Sabiha Gökçen şöyle anlatıyor:
Atatürk, çalışma hayatında ilgililerin görüşlerini almayı, ikna etmeyi, esas almıştır. İncitmek, kırmak istemezdi.
Atatürk salonun öbür tarafında hareketli bir konuşmaya dalan Mareşal Fevzi Çakmak’ı göstererek:
“Gökçen.” dedi. “Mareşal Fevzi Çakmak bugün senin uçuşlarını, gösterilerini baştan sona en az benim kadar heyecanlanıp duygulanarak izledi. O da herkes gibi bu işlere başladığın günlerden beri seninle iftihar ediyor. Bunu Dersim harekâtından sonra da bizzat açıklamıştı zaten. Şimdi git kendisiyle görüş. Tam sırasıdır. Ona, elini öptükten sonra, kadınların resmen asker olabilmesi için ricada bulun. Olur derse mesele kalmaz.”
Atatürk’ün dediği gibi yaptım. Doğruca Mareşal Fevzi Çakmak’ın yanına giderek elini öptüm. O da beni yanaklarımdan öperek:
“Sağ ol evladım” dedi. “Cumhuriyet Bayramı’mıza yaptığın gösterilerle hem renk hem de heyecan kattın.”
“Sizleri mutlu edebildiğim için bendeniz de mutluyum efendim.”

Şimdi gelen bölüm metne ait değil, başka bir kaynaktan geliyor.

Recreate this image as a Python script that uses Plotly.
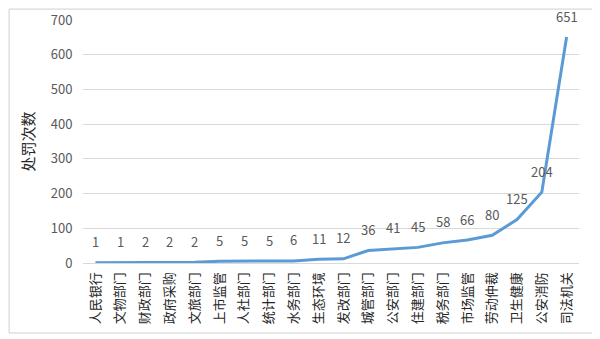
import plotly.graph_objects as go

categories = ["人民银行", "文物部门", "财政部门", "政府采购", "文旅部门", "上市监管", "人社部门",
              "统计部门", "水务部门", "生态环境", "发改部门", "城管部门", "公安部门", "住建部门",
              "税务部门", "市场监管", "劳动仲裁", "卫生健康", "公安消防", "司法机关"]
values = [1, 1, 2, 2, 2, 5, 5, 5, 6, 11, 12, 36, 41, 45, 58, 66, 80, 125, 204, 651]
y_ticks = [0, 100, 200, 300, 400, 500, 600, 700]

FONT = "Noto Sans CJK SC"
GRAY = "#595959"

fig = go.Figure()
fig.add_trace(go.Scatter(
    x=categories, y=values, mode="lines",
    line=dict(color="#5B9BD5", width=3),
    hoverinfo="skip", showlegend=False,
))

for c, v in zip(categories, values):
    fig.add_annotation(x=c, y=v, text=str(v), showarrow=False,
                       yshift=21, font=dict(family=FONT, size=13, color=GRAY))

fig.update_layout(
    width=592, height=331,
    margin=dict(l=75, r=21, t=12, b=76),
    paper_bgcolor="white", plot_bgcolor="white",
    font=dict(family=FONT, color=GRAY),
    xaxis=dict(
        type="category", tickangle=-90, showgrid=False, showline=False,
        ticks="outside", ticklen=3, tickcolor="rgba(0,0,0,0)",
        tickfont=dict(family=FONT, size=13, color="#262626"),
        zeroline=False, range=[-0.5, len(categories) - 0.5], automargin=False,
    ),
    yaxis=dict(
        range=[0, 700], tickvals=y_ticks, showgrid=True, gridcolor="#D9D9D9",
        gridwidth=1, zeroline=True, zerolinecolor="#D9D9D9", zerolinewidth=1,
        showline=False, ticks="outside", ticklen=7, tickcolor="rgba(0,0,0,0)",
        automargin=False,
        tickfont=dict(family=FONT, size=13, color=GRAY),
        title=dict(text="处罚次数", font=dict(family=FONT, size=15, color="#262626"), standoff=12),
    ),
    shapes=[dict(type="rect", xref="paper", yref="paper",
                 x0=-0.149, x1=1.036, y0=-0.288, y1=1.045,
                 line=dict(color="#D0D0D0", width=1), fillcolor="rgba(0,0,0,0)", layer="above")],
)

fig.write_html("out.html")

“Dersim Harekâtı’ndaki başarıların bize gelecekte daha büyük başarılar elde edebileceğinizi ispat etmişti zaten. Gerçi o başka görev bu başka görev ama yine de ayağın yerden kesiliyor değil mi?”
“Öyle efendim. Yalnız bir sorunum var.”
“Hayır ola.. Nedir bakalım sorunun?”
“Şu kadınların da asker olmaları meselesi. Biliyorsunuz henüz bu konuda yasa olmadığı için benim durumum da ortada. Atatürk konuyu sizinle konuşmamı ve bu meselede bana yardımcı olmanızı istedi. Kadınların resmen asker olmaları ve askere alınmaları sizin vereceğiniz karara ve izne bağlı. Bu yasayı çıkartacak olursanız bütün Türk kadınları size minnettar kalacaklardır. Öyle tanıdığım genç kızlar var ki bu şerefli üniformayı giyebilmek için hayatlarının en güzel yıllarını bile feda etmeye razılar..”

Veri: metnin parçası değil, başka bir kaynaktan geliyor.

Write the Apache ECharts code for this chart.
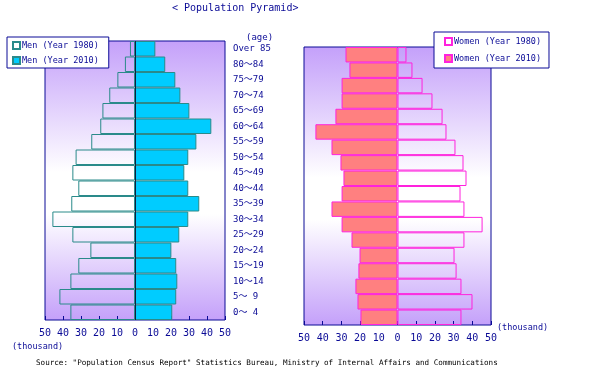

Mareşal Fevzi Çakmak beni büyük bir dikkatle dinledikten sonra elini çok samimi bir şekilde omzuma koyarak şöyle konuştu:
“Duygularını çok güzel bir şekilde ifade ettin Gökçen. Türk kızlarının asker olmak isteyişlerini, bu şerefli üniformayı taşımaktan büyük bir gurur duyacaklarını ben de biliyorum. Ama hayır, bunu sakın benden isteme yavrum. Çünkü bu kızlarımızın, kadınlarımızın asker olmalarına asla razı değilim! Bir milletin var olması, o milletin kadınlarının yaşaması ile mümkün olur ancak.